Cracking mechanism and acoustic emission characteristics of granite under varying thermal effects.

Understanding the thermo-mechanical behavior of granite under high-temperature conditions is crucial for the safe and efficient development of deep geothermal resources. This study revealed the physico-mechanical properties, cracking mechanism and fracture precursor of granite via compression experiments with acoustic emission (AE) monitoring. Results indicated that 500 °C is the critical temperature for the brittle-ductile transition of granite, characterized by progressive degradation of P-wave velocity, Young's modulus, and uniaxial compressive strength (UCS) with increasing temperature, while peak strain shows an inverse trend.

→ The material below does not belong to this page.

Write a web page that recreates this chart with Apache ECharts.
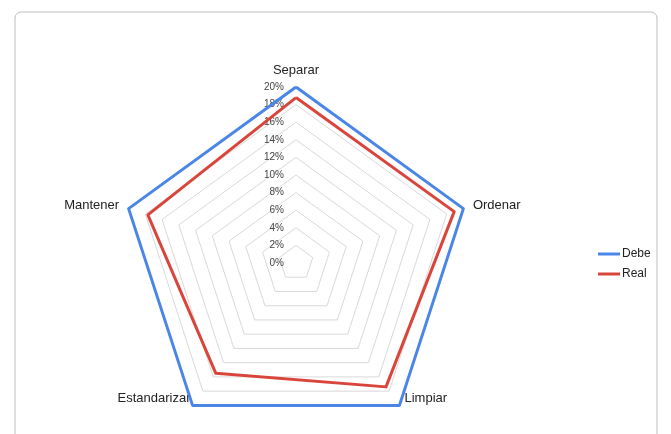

As the temperature and number of thermal cycles increase, the physico-mechanical parameters, AE characteristics and the failure modes show a strong temperature dependence, whereby the temperature is categorized into "slight weakening range (25-200°C)", "stable weakening range (200-500 °C)" and "significant weakening range (≥ 500 °C)". Thermally induced cracks are mainly composed of extrusion cracks from mineral thermal expansion mismatch, and intergranular cracks along weakened grain boundaries. In addition, the high energy rate AE event can be regarded as the fracture precursor, but it is significantly affected by the thermal effect. This study aims to determine the optimal temperature, cooling method, and number of thermal cycles needed for geothermal resource extraction.